- [Dataset excerpt]:
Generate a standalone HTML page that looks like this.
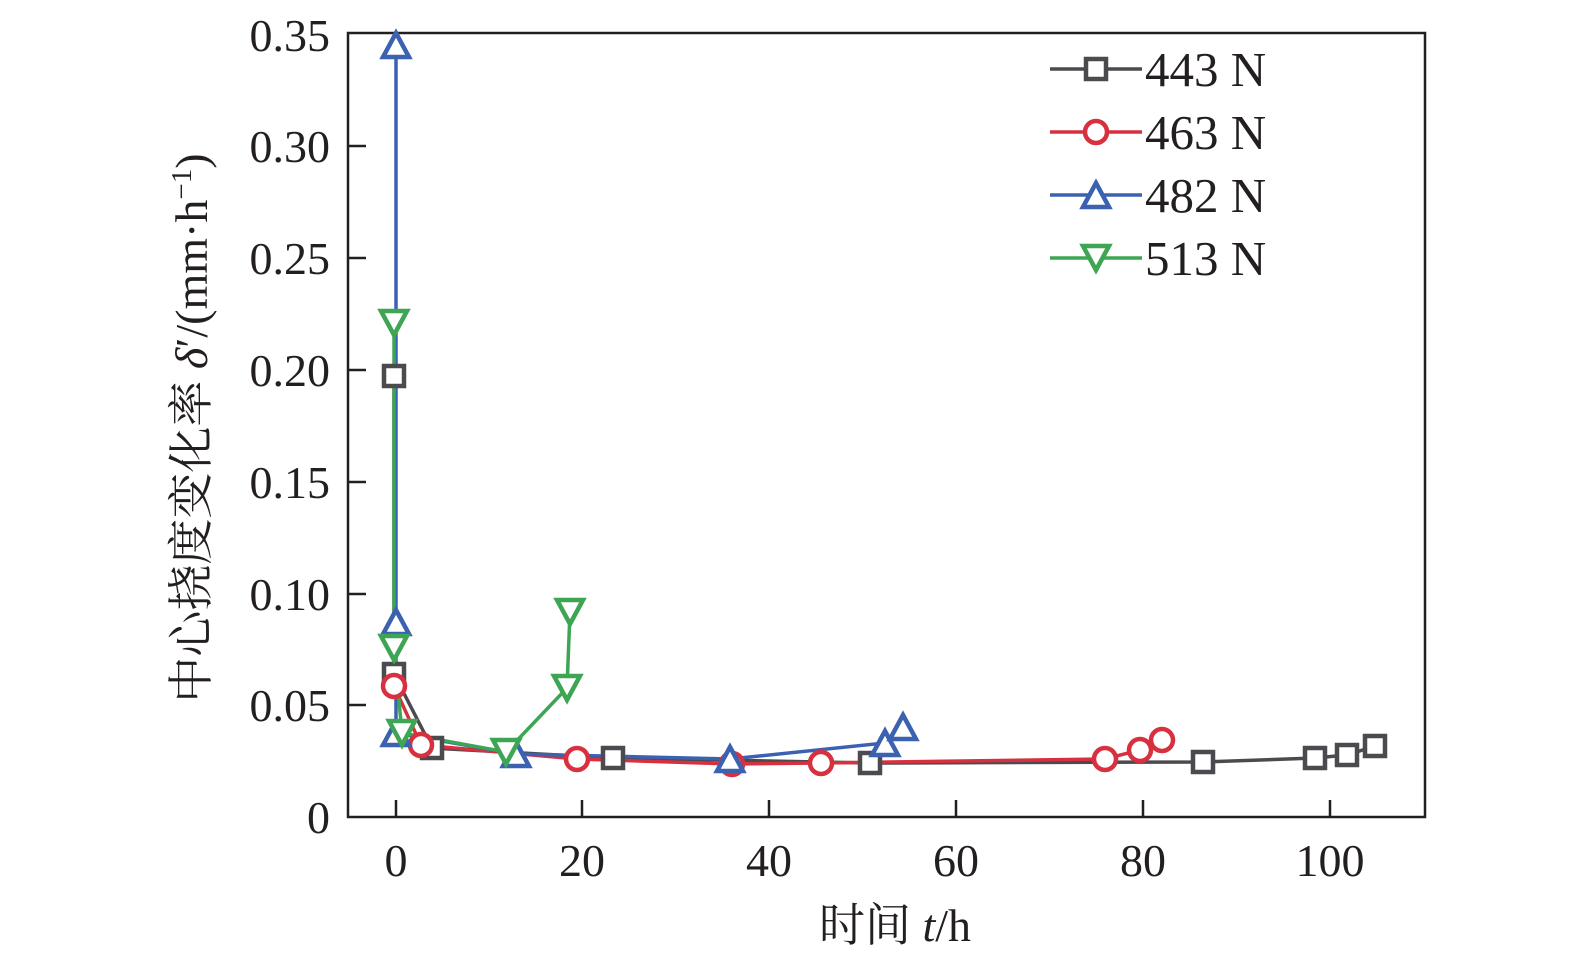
<!DOCTYPE html>
<html><head><meta charset="utf-8"><style>body{margin:0;background:#fff}</style></head><body>
<svg width="1575" height="967" xmlns="http://www.w3.org/2000/svg" font-family="'Liberation Serif','Noto Serif CJK SC',serif">
<rect width="1575" height="967" fill="#fff"/>
<rect x="348" y="33" width="1077" height="784" fill="none" stroke="#231f20" stroke-width="2.5"/>
<g stroke="#231f20" stroke-width="2.5">
<line x1="396" y1="817" x2="396" y2="800"/><line x1="582" y1="817" x2="582" y2="800"/><line x1="769" y1="817" x2="769" y2="800"/><line x1="956" y1="817" x2="956" y2="800"/><line x1="1143" y1="817" x2="1143" y2="800"/><line x1="1330" y1="817" x2="1330" y2="800"/>
<line x1="348" y1="705" x2="366" y2="705"/><line x1="348" y1="594" x2="366" y2="594"/><line x1="348" y1="482" x2="366" y2="482"/><line x1="348" y1="370" x2="366" y2="370"/><line x1="348" y1="258" x2="366" y2="258"/><line x1="348" y1="146" x2="366" y2="146"/>
</g>
<g font-size="46" fill="#231f20" text-anchor="end">
<text x="330" y="833">0</text><text x="330" y="721">0.05</text><text x="330" y="610">0.10</text><text x="330" y="498">0.15</text><text x="330" y="386">0.20</text><text x="330" y="274">0.25</text><text x="330" y="162">0.30</text><text x="330" y="51">0.35</text>
</g>
<g font-size="46" fill="#231f20" text-anchor="middle">
<text x="396" y="876">0</text><text x="582" y="876">20</text><text x="769" y="876">40</text><text x="956" y="876">60</text><text x="1143" y="876">80</text><text x="1330" y="876">100</text>
</g>
<text x="895" y="941" font-size="46" text-anchor="middle" fill="#231f20">时间 <tspan font-style="italic">t</tspan>/h</text>
<text transform="translate(207,428) rotate(-90)" font-size="46" text-anchor="middle" fill="#231f20">中心挠度变化率 <tspan font-style="italic">δ</tspan>′/(mm·h<tspan font-size="29" dy="-16">−1</tspan><tspan dy="16">)</tspan></text>
<g fill="none" stroke-width="3.5">
<polyline stroke="#4a4a4f" points="394,376 394,674 432,748 613,758 870,763 1203,762 1315,758 1347,755 1375,746"/>
<polyline stroke="#d7303e" points="394,686 421,745 577,759 732,764 821,763 1105,759 1140,750 1162,740"/>
<polyline stroke="#3a62b0" points="396,45 396,622 396,733 516,754 730,759 885,743 903,727"/>
<polyline stroke="#3ea555" points="394,323 394,648 402,733 506,752 567,688 570,612"/>
</g>
<g fill="#fff" stroke="#4a4a4f" stroke-width="4.5">
<rect x="384" y="366" width="20" height="20"/><rect x="384" y="664" width="20" height="20"/><rect x="422" y="738" width="20" height="20"/><rect x="603" y="748" width="20" height="20"/><rect x="860" y="753" width="20" height="20"/><rect x="1193" y="752" width="20" height="20"/><rect x="1305" y="748" width="20" height="20"/><rect x="1337" y="745" width="20" height="20"/><rect x="1365" y="736" width="20" height="20"/>
</g>
<g fill="#fff" stroke="#d7303e" stroke-width="4.5">
<circle cx="394" cy="686" r="11"/><circle cx="421" cy="745" r="11"/><circle cx="577" cy="759" r="11"/><circle cx="732" cy="764" r="11"/><circle cx="821" cy="763" r="11"/><circle cx="1105" cy="759" r="11"/><circle cx="1140" cy="750" r="11"/><circle cx="1162" cy="740" r="11"/>
</g>
<g fill="#fff" stroke="#3a62b0" stroke-width="4.5">
<path d="M396,33 l13,24 h-26z"/><path d="M396,610 l13,24 h-26z"/><path d="M396,721 l13,24 h-26z"/><path d="M516,742 l13,24 h-26z"/><path d="M730,747 l13,24 h-26z"/><path d="M885,731 l13,24 h-26z"/><path d="M903,715 l13,24 h-26z"/>
</g>
<g fill="#fff" stroke="#3ea555" stroke-width="4.5">
<path d="M394,335 l13,-24 h-26z"/><path d="M394,660 l13,-24 h-26z"/><path d="M402,745 l13,-24 h-26z"/><path d="M506,764 l13,-24 h-26z"/><path d="M567,700 l13,-24 h-26z"/><path d="M570,624 l13,-24 h-26z"/>
</g>
<g stroke-width="3.5" fill="#fff">
<line x1="1050" y1="69" x2="1142" y2="69" stroke="#4a4a4f"/><rect x="1086" y="59" width="20" height="20" stroke="#4a4a4f" stroke-width="4.5"/>
<line x1="1050" y1="132" x2="1142" y2="132" stroke="#d7303e"/><circle cx="1096" cy="132" r="11" stroke="#d7303e" stroke-width="4.5"/>
<line x1="1050" y1="195" x2="1142" y2="195" stroke="#3a62b0"/><path d="M1096,183 l13,24 h-26z" stroke="#3a62b0" stroke-width="4.5"/>
<line x1="1050" y1="258" x2="1142" y2="258" stroke="#3ea555"/><path d="M1096,270 l13,-24 h-26z" stroke="#3ea555" stroke-width="4.5"/>
</g>
<g font-size="49" fill="#231f20">
<text x="1145" y="86">443 N</text><text x="1145" y="149">463 N</text><text x="1145" y="212">482 N</text><text x="1145" y="275">513 N</text>
</g>
</svg>
</body></html>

- [Task instructions]: Send back the data above word for word, with the pictures left out.

- [Result of the exercise]:
Generate a standalone HTML page that looks like this.
<!DOCTYPE html>
<html><head><meta charset="utf-8"><style>body{margin:0;background:#fff}</style></head><body>
<svg width="1575" height="967" xmlns="http://www.w3.org/2000/svg" font-family="'Liberation Serif','Noto Serif CJK SC',serif">
<rect width="1575" height="967" fill="#fff"/>
<rect x="348" y="33" width="1077" height="784" fill="none" stroke="#231f20" stroke-width="2.5"/>
<g stroke="#231f20" stroke-width="2.5">
<line x1="396" y1="817" x2="396" y2="800"/><line x1="582" y1="817" x2="582" y2="800"/><line x1="769" y1="817" x2="769" y2="800"/><line x1="956" y1="817" x2="956" y2="800"/><line x1="1143" y1="817" x2="1143" y2="800"/><line x1="1330" y1="817" x2="1330" y2="800"/>
<line x1="348" y1="705" x2="366" y2="705"/><line x1="348" y1="594" x2="366" y2="594"/><line x1="348" y1="482" x2="366" y2="482"/><line x1="348" y1="370" x2="366" y2="370"/><line x1="348" y1="258" x2="366" y2="258"/><line x1="348" y1="146" x2="366" y2="146"/>
</g>
<g font-size="46" fill="#231f20" text-anchor="end">
<text x="330" y="833">0</text><text x="330" y="721">0.05</text><text x="330" y="610">0.10</text><text x="330" y="498">0.15</text><text x="330" y="386">0.20</text><text x="330" y="274">0.25</text><text x="330" y="162">0.30</text><text x="330" y="51">0.35</text>
</g>
<g font-size="46" fill="#231f20" text-anchor="middle">
<text x="396" y="876">0</text><text x="582" y="876">20</text><text x="769" y="876">40</text><text x="956" y="876">60</text><text x="1143" y="876">80</text><text x="1330" y="876">100</text>
</g>
<text x="895" y="941" font-size="46" text-anchor="middle" fill="#231f20">时间 <tspan font-style="italic">t</tspan>/h</text>
<text transform="translate(207,428) rotate(-90)" font-size="46" text-anchor="middle" fill="#231f20">中心挠度变化率 <tspan font-style="italic">δ</tspan>′/(mm·h<tspan font-size="29" dy="-16">−1</tspan><tspan dy="16">)</tspan></text>
<g fill="none" stroke-width="3.5">
<polyline stroke="#4a4a4f" points="394,376 394,674 432,748 613,758 870,763 1203,762 1315,758 1347,755 1375,746"/>
<polyline stroke="#d7303e" points="394,686 421,745 577,759 732,764 821,763 1105,759 1140,750 1162,740"/>
<polyline stroke="#3a62b0" points="396,45 396,622 396,733 516,754 730,759 885,743 903,727"/>
<polyline stroke="#3ea555" points="394,323 394,648 402,733 506,752 567,688 570,612"/>
</g>
<g fill="#fff" stroke="#4a4a4f" stroke-width="4.5">
<rect x="384" y="366" width="20" height="20"/><rect x="384" y="664" width="20" height="20"/><rect x="422" y="738" width="20" height="20"/><rect x="603" y="748" width="20" height="20"/><rect x="860" y="753" width="20" height="20"/><rect x="1193" y="752" width="20" height="20"/><rect x="1305" y="748" width="20" height="20"/><rect x="1337" y="745" width="20" height="20"/><rect x="1365" y="736" width="20" height="20"/>
</g>
<g fill="#fff" stroke="#d7303e" stroke-width="4.5">
<circle cx="394" cy="686" r="11"/><circle cx="421" cy="745" r="11"/><circle cx="577" cy="759" r="11"/><circle cx="732" cy="764" r="11"/><circle cx="821" cy="763" r="11"/><circle cx="1105" cy="759" r="11"/><circle cx="1140" cy="750" r="11"/><circle cx="1162" cy="740" r="11"/>
</g>
<g fill="#fff" stroke="#3a62b0" stroke-width="4.5">
<path d="M396,33 l13,24 h-26z"/><path d="M396,610 l13,24 h-26z"/><path d="M396,721 l13,24 h-26z"/><path d="M516,742 l13,24 h-26z"/><path d="M730,747 l13,24 h-26z"/><path d="M885,731 l13,24 h-26z"/><path d="M903,715 l13,24 h-26z"/>
</g>
<g fill="#fff" stroke="#3ea555" stroke-width="4.5">
<path d="M394,335 l13,-24 h-26z"/><path d="M394,660 l13,-24 h-26z"/><path d="M402,745 l13,-24 h-26z"/><path d="M506,764 l13,-24 h-26z"/><path d="M567,700 l13,-24 h-26z"/><path d="M570,624 l13,-24 h-26z"/>
</g>
<g stroke-width="3.5" fill="#fff">
<line x1="1050" y1="69" x2="1142" y2="69" stroke="#4a4a4f"/><rect x="1086" y="59" width="20" height="20" stroke="#4a4a4f" stroke-width="4.5"/>
<line x1="1050" y1="132" x2="1142" y2="132" stroke="#d7303e"/><circle cx="1096" cy="132" r="11" stroke="#d7303e" stroke-width="4.5"/>
<line x1="1050" y1="195" x2="1142" y2="195" stroke="#3a62b0"/><path d="M1096,183 l13,24 h-26z" stroke="#3a62b0" stroke-width="4.5"/>
<line x1="1050" y1="258" x2="1142" y2="258" stroke="#3ea555"/><path d="M1096,270 l13,-24 h-26z" stroke="#3ea555" stroke-width="4.5"/>
</g>
<g font-size="49" fill="#231f20">
<text x="1145" y="86">443 N</text><text x="1145" y="149">463 N</text><text x="1145" y="212">482 N</text><text x="1145" y="275">513 N</text>
</g>
</svg>
</body></html>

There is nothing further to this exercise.